▸ **YOUR GOAL**: For this exercise, output only the lines between the "Write the Chart.js code for this chart." line and the "const labelEvery = 270;" line, both of them included, and skip all pictures.

▸ **DATASET**:
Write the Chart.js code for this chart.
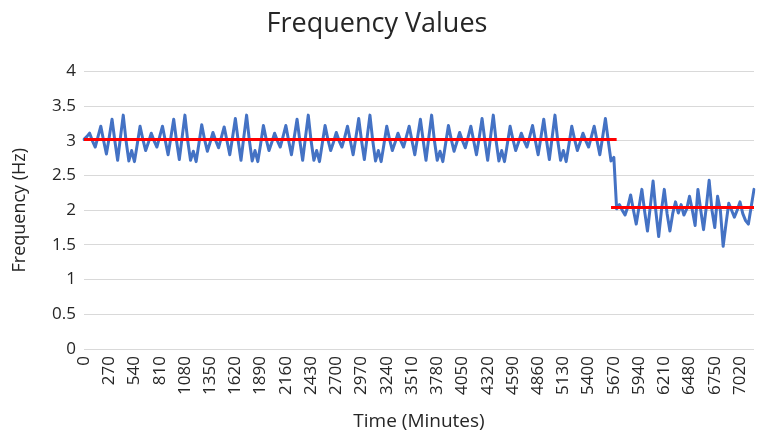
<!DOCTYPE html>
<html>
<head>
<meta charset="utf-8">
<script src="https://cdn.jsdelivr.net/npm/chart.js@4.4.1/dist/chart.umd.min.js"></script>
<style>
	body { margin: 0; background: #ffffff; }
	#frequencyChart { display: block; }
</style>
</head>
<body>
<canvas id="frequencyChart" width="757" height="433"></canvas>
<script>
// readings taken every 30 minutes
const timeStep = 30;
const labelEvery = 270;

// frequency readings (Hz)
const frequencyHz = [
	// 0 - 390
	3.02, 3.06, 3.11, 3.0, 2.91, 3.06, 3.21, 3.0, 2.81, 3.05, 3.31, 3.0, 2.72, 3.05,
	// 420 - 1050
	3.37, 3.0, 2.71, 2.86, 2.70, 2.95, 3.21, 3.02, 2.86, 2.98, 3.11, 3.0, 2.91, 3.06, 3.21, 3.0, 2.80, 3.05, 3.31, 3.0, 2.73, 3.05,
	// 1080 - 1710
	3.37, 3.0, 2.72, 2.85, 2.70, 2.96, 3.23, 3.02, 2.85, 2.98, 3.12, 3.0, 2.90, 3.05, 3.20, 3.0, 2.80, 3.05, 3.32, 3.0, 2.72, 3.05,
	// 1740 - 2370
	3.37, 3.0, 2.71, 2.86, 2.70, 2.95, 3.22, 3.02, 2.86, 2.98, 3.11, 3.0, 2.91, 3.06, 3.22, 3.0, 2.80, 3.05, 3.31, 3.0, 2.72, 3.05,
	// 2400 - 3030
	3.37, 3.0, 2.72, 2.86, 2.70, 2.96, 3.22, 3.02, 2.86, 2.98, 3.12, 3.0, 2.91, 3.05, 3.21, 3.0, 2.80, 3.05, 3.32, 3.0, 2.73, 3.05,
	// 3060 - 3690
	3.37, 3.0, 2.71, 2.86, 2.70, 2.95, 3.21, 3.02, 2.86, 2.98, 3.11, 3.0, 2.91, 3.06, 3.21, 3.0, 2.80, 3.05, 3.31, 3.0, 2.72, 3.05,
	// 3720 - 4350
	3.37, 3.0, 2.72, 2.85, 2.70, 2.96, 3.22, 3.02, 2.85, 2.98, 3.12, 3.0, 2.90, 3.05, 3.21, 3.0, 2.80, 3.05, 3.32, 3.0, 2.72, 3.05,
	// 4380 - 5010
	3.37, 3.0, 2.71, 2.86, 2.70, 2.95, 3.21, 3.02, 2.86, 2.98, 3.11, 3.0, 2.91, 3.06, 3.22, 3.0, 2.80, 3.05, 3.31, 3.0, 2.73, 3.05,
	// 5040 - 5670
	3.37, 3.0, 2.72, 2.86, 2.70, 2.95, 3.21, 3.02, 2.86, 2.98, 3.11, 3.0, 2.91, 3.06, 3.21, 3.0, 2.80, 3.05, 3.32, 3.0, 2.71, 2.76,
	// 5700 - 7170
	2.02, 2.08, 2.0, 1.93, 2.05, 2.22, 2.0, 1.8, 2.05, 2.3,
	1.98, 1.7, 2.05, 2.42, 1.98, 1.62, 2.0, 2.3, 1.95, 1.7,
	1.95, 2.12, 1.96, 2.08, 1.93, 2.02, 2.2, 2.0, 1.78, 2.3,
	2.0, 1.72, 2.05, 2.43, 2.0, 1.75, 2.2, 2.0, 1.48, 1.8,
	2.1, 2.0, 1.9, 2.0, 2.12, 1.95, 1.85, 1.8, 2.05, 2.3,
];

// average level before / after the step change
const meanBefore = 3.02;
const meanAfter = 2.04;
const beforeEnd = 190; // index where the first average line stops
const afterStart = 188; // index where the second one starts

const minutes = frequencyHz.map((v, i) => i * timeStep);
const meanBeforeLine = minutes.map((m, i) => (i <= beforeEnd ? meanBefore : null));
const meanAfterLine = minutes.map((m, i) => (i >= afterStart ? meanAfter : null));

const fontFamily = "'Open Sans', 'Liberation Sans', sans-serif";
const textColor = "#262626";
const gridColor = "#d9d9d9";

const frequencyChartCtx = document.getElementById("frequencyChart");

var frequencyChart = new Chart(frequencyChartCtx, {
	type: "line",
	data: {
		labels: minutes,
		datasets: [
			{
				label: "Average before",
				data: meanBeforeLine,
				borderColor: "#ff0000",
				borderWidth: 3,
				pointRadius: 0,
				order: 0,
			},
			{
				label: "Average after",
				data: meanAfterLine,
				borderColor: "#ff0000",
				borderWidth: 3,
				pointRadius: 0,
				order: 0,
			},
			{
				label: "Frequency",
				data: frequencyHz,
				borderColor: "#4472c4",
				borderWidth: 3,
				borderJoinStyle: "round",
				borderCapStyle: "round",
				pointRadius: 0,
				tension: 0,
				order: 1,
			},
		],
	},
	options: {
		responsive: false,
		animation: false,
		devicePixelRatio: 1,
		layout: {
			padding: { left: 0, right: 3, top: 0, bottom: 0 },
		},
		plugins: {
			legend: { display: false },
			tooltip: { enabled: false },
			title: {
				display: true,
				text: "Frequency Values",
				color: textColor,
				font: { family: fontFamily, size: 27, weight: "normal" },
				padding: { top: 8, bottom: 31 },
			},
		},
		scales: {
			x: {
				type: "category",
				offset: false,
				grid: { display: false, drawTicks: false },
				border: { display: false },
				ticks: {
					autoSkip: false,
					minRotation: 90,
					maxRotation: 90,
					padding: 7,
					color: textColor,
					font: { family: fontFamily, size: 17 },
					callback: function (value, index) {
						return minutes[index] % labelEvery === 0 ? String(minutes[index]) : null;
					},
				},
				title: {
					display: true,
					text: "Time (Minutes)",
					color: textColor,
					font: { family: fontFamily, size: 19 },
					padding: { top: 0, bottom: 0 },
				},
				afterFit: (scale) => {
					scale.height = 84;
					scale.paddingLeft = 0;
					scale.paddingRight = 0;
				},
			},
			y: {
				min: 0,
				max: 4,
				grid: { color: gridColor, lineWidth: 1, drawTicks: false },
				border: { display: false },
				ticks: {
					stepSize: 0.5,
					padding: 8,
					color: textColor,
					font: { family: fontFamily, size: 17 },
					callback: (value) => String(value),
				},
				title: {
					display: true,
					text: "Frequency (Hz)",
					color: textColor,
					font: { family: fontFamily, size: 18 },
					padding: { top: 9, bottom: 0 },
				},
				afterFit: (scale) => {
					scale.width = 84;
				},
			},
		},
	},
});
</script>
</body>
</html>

* * *

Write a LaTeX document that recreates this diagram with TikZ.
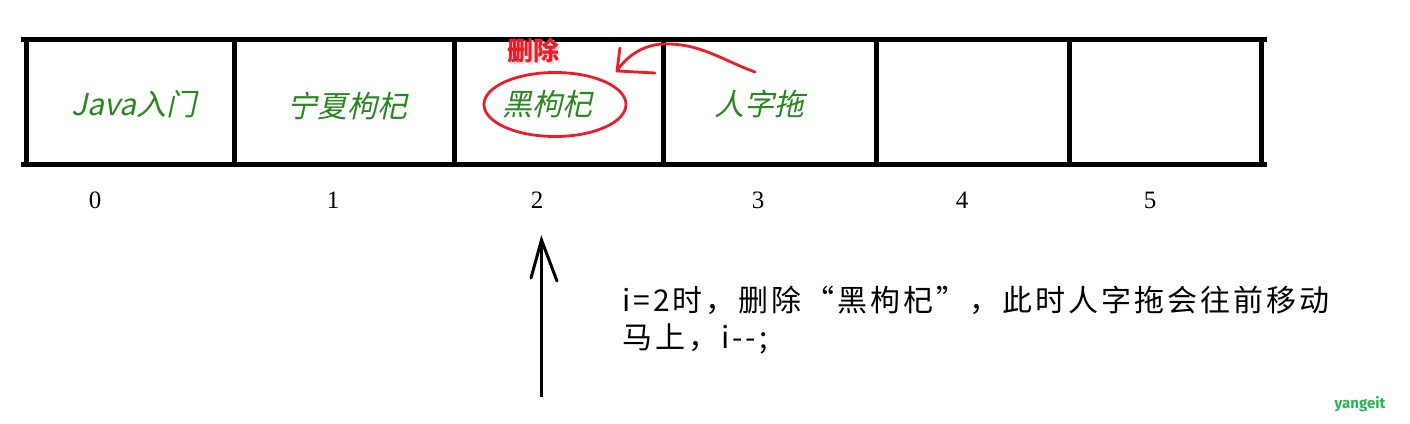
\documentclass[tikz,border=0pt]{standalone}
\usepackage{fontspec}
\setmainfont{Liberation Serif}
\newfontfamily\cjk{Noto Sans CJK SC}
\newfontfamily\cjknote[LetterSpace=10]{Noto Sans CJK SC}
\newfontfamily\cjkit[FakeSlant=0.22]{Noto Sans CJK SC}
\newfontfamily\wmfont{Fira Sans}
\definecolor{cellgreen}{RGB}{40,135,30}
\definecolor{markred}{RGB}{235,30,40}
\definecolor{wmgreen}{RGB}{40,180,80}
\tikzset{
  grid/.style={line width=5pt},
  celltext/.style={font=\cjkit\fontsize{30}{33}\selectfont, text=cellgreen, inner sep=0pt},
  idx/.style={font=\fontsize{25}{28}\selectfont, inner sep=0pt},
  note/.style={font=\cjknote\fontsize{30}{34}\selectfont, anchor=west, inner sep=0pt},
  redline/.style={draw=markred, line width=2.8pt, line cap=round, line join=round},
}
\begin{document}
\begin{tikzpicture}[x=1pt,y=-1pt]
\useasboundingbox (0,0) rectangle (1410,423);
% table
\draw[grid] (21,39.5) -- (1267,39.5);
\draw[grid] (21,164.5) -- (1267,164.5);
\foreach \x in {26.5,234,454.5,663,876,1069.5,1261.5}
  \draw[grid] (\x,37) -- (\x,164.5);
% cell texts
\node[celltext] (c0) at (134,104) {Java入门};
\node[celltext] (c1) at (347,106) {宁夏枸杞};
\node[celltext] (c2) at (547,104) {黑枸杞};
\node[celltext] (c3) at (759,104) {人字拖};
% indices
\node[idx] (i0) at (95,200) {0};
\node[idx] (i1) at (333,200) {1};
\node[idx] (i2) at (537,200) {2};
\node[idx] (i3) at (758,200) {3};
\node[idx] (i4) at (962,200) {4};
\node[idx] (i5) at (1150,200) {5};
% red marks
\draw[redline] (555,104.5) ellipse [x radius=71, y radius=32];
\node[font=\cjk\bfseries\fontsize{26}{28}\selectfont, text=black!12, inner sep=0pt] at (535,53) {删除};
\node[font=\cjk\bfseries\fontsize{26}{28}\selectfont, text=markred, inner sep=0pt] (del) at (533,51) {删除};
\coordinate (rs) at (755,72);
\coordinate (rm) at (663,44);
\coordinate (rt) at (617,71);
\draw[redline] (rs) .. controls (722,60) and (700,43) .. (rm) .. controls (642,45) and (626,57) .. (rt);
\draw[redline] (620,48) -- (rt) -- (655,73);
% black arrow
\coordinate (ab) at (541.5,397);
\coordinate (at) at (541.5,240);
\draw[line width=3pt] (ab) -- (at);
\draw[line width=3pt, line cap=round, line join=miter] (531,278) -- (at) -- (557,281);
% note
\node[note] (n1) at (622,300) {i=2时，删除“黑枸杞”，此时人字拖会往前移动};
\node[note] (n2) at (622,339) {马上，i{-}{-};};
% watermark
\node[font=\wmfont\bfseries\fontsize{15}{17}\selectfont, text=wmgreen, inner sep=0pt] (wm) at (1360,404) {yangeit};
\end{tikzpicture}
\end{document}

▸ **EXPECTED ANSWER**:
Write the Chart.js code for this chart.
<!DOCTYPE html>
<html>
<head>
<meta charset="utf-8">
<script src="https://cdn.jsdelivr.net/npm/chart.js@4.4.1/dist/chart.umd.min.js"></script>
<style>
	body { margin: 0; background: #ffffff; }
	#frequencyChart { display: block; }
</style>
</head>
<body>
<canvas id="frequencyChart" width="757" height="433"></canvas>
<script>
// readings taken every 30 minutes
const timeStep = 30;
const labelEvery = 270;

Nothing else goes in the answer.